Vitamin B6 has modest evidence from one older clinical trial suggesting it can reduce hangover severity, but no other vitamin has shown reliable effects in controlled human studies. Despite the popularity of B-complex vitamins, vitamin C, and magnesium in hangover products, none have been proven effective. No product currently on the U.S. hangover market has demonstrated efficacy in rigorous trials.
Why Some Drinks Cause Worse Headaches
The type of alcohol you drank the night before affects how bad your headache is the next day. Darker liquors like bourbon, whiskey, and brandy contain compounds called congeners, which are toxic byproducts of fermentation. Bourbon contains roughly 37 times more congeners than vodka. In a controlled study comparing the two, participants who drank bourbon reported significantly worse hangovers than those who drank the same amount of alcohol as vodka, even though intoxication levels were matched.

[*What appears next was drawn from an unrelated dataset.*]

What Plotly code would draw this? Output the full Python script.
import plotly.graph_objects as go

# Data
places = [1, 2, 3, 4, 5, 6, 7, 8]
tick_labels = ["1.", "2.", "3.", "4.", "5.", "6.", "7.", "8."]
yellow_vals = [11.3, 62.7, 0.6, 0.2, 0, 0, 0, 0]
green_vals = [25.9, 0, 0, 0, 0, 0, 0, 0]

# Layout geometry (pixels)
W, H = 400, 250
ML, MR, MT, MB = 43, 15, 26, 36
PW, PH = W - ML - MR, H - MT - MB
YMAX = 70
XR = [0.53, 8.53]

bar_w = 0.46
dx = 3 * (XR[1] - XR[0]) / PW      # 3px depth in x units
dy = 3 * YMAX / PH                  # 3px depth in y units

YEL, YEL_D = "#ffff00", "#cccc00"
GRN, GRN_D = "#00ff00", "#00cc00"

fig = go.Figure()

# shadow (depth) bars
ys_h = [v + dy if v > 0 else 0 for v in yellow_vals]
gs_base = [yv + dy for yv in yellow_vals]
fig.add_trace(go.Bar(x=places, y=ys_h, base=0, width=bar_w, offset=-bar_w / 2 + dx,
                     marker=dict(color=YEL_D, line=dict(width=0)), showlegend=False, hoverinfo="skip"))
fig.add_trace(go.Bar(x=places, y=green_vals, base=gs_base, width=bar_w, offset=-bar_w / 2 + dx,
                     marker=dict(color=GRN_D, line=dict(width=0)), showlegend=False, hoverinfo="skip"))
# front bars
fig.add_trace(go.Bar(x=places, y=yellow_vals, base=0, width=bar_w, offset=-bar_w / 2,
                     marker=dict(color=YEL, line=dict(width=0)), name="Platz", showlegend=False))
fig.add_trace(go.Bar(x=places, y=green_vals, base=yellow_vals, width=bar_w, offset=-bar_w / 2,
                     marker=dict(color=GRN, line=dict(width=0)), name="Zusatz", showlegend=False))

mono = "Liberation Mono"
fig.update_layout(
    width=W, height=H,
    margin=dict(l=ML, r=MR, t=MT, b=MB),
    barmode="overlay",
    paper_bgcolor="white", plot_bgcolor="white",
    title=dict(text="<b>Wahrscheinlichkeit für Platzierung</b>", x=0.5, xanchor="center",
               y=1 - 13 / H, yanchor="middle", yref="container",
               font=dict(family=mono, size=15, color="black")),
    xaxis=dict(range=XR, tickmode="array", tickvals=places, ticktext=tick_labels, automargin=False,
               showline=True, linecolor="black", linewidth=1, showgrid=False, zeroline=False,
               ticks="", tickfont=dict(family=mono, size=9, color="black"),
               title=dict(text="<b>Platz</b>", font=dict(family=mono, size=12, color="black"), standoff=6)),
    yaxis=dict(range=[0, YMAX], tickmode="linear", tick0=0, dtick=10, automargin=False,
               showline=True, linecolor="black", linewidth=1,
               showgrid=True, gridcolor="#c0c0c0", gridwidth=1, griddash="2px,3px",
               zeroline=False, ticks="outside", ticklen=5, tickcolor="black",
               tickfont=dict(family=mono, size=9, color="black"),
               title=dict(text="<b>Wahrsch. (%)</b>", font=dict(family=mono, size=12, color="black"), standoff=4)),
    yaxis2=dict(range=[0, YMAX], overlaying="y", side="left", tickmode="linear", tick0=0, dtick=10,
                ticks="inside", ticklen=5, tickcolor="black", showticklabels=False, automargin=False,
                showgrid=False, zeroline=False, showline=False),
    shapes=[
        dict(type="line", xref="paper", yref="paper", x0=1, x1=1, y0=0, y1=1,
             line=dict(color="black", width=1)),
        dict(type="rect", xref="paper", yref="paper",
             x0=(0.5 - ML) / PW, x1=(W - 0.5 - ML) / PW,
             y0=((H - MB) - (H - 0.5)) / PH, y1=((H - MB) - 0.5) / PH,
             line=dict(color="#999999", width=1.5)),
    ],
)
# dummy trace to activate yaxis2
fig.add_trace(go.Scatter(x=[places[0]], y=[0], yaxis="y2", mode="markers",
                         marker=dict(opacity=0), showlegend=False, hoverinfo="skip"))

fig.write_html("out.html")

Red wine is a separate case. It raises blood levels of histamine and serotonin more than white wine or vodka, both of which trigger headaches in susceptible people. Recent research has identified a more specific culprit: quercetin, a natural compound found at much higher levels in red wine than other alcoholic drinks. When your liver processes quercetin, it produces a metabolite that blocks the enzyme responsible for clearing acetaldehyde. The result is a buildup of that toxic intermediate, even from relatively modest amounts of wine. This may explain why some people get headaches from just a glass or two of red wine while tolerating other drinks fine.
A Practical Morning-After Plan
When you wake up with a pounding head, this sequence covers the basics. Start with a glass of water or an electrolyte drink. Take a standard dose of ibuprofen or naproxen with a small amount of food to protect your stomach. Have your usual coffee or tea if you’re a regular caffeine drinker. Then eat a real meal when you’re able to. Most hangover headaches peak in the morning and resolve within 24 hours as your body finishes metabolizing alcohol’s byproducts.
If your headache persists well beyond 24 hours, comes with a high fever, confusion, or repeated vomiting, those symptoms point to something beyond a typical hangover and warrant medical attention.